** TASK TO CARRY OUT **
Extract, from the listing that follows, each line containing the word "with".

======== SOURCE EXCERPT ========

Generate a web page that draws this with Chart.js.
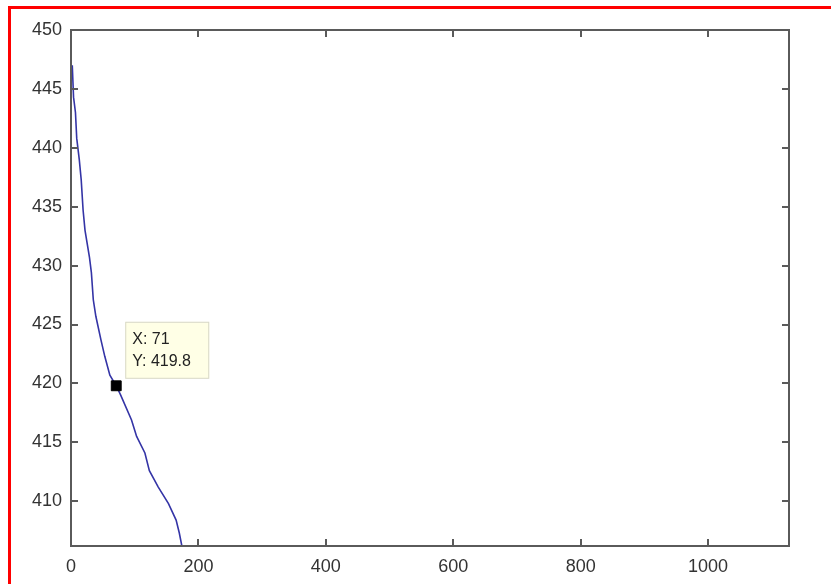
<!DOCTYPE html>
<html>
<head>
<meta charset="utf-8">
<script src="https://cdn.jsdelivr.net/npm/chart.js@4.4.1/dist/chart.umd.min.js"></script>
<style>
  html, body { margin: 0; padding: 0; background: #fff; overflow: hidden; }
  #wrap { position: relative; width: 831px; height: 584px; overflow: hidden; }
  .red { position: absolute; background: #ff0000; pointer-events: none; }
  #redLeft { left: 8px; top: 6px; width: 3px; height: 578px; }
  #redTop { left: 8px; top: 6px; width: 823px; height: 3px; }
  canvas { position: absolute; left: 0; top: 0; }
</style>
</head>
<body>
<div id="wrap">
  <canvas id="chart" width="831" height="584"></canvas>
  <div class="red" id="redLeft"></div>
  <div class="red" id="redTop"></div>
</div>
<script>
// values
const lineX = [2, 4, 7, 9, 13, 16, 19, 22, 29, 32, 35, 39, 47, 53, 61, 71, 78, 95, 103, 116, 123, 137, 153, 165, 170, 174, 180];
const lineY = [447.0, 444.3, 443.0, 440.8, 439.0, 437.3, 434.7, 433.0, 430.7, 429.4, 427.1, 425.7, 423.7, 422.3, 420.7, 419.8, 419.0, 416.9, 415.5, 414.1, 412.6, 411.2, 409.8, 408.4, 407.3, 406.2, 405.4];
const markX = 71;
const markY = 419.8;
const markLabels = ["X: 71", "Y: 419.8"];
const xTicks = [0, 200, 400, 600, 800, 1000];
const yTicks = [410, 415, 420, 425, 430, 435, 440, 445, 450];
const xRange = [0, 1127];
const yRange = [406.2, 450];

const axisColor = "#5a5a5a";
const tickFont = { family: "'Liberation Sans', Arial, sans-serif", size: 18 };

// MATLAB style box with ticks pointing inward on all four sides
const boxPlugin = {
  id: "box",
  afterDatasetsDraw(chart) {
    const { ctx, chartArea: a, scales } = chart;
    const len = 7;
    ctx.save();
    ctx.strokeStyle = axisColor;
    ctx.lineWidth = 2;
    ctx.beginPath();
    xTicks.forEach((v) => {
      const px = Math.round(scales.x.getPixelForValue(v));
      ctx.moveTo(px, a.bottom);
      ctx.lineTo(px, a.bottom - len);
      ctx.moveTo(px, a.top);
      ctx.lineTo(px, a.top + len);
    });
    yTicks.forEach((v) => {
      const py = Math.round(scales.y.getPixelForValue(v));
      ctx.moveTo(a.left, py);
      ctx.lineTo(a.left + len, py);
      ctx.moveTo(a.right, py);
      ctx.lineTo(a.right - len, py);
    });
    ctx.stroke();
    ctx.strokeRect(a.left, a.top, a.right - a.left, a.bottom - a.top);
    ctx.restore();
  },
};

// data tip next to the marked point
const tipPlugin = {
  id: "tip",
  afterDraw(chart) {
    const { ctx, scales } = chart;
    const px = scales.x.getPixelForValue(markX);
    const py = scales.y.getPixelForValue(markY);
    const bx = px + 9;
    const by = py - 64;
    const bw = 84;
    const bh = 57;
    ctx.save();
    ctx.fillStyle = "#ffffe6";
    ctx.strokeStyle = "#d8d8c8";
    ctx.lineWidth = 1;
    ctx.fillRect(bx, by, bw, bh);
    ctx.strokeRect(bx + 0.5, by + 0.5, bw - 1, bh - 1);
    ctx.fillStyle = "#222";
    ctx.font = "16px 'Liberation Sans', Arial, sans-serif";
    ctx.textBaseline = "alphabetic";
    ctx.fillText(markLabels[0], bx + 7, by + 22);
    ctx.fillText(markLabels[1], bx + 7, by + 44);
    ctx.restore();
  },
};

new Chart(document.getElementById("chart"), {
  type: "scatter",
  data: {
    datasets: [
      {
        data: [{ x: markX, y: markY }],
        pointStyle: "rect",
        pointRadius: 7,
        backgroundColor: "#000",
        borderColor: "#000",
        order: 0,
      },
      {
        data: lineX.map((x, i) => ({ x, y: lineY[i] })),
        showLine: true,
        borderColor: "#3434a6",
        borderWidth: 1.6,
        pointRadius: 0,
        order: 1,
      },
    ],
  },
  options: {
    responsive: false,
    animation: false,
    layout: { padding: { top: 30, right: 42, left: 0, bottom: 0 } },
    plugins: { legend: { display: false }, tooltip: { enabled: false } },
    scales: {
      x: {
        type: "linear",
        min: xRange[0],
        max: xRange[1],
        afterBuildTicks: (s) => { s.ticks = xTicks.map((v) => ({ value: v })); },
        afterFit: (s) => { s.height = 38; },
        grid: { display: false },
        border: { display: false },
        ticks: { color: "#333", font: tickFont, padding: 2, maxRotation: 0, callback: (v) => String(v) },
      },
      y: {
        type: "linear",
        min: yRange[0],
        max: yRange[1],
        afterBuildTicks: (s) => { s.ticks = yTicks.map((v) => ({ value: v })); },
        afterFit: (s) => { s.width = 71; },
        grid: { display: false },
        border: { display: false },
        ticks: { color: "#333", font: tickFont, padding: 1, callback: (v) => String(v) },
      },
    },
  },
  plugins: [boxPlugin, tipPlugin],
});
</script>
</body>
</html>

========

** THE RESULT **
Generate a web page that draws this with Chart.js.
// MATLAB style box with ticks pointing inward on all four sides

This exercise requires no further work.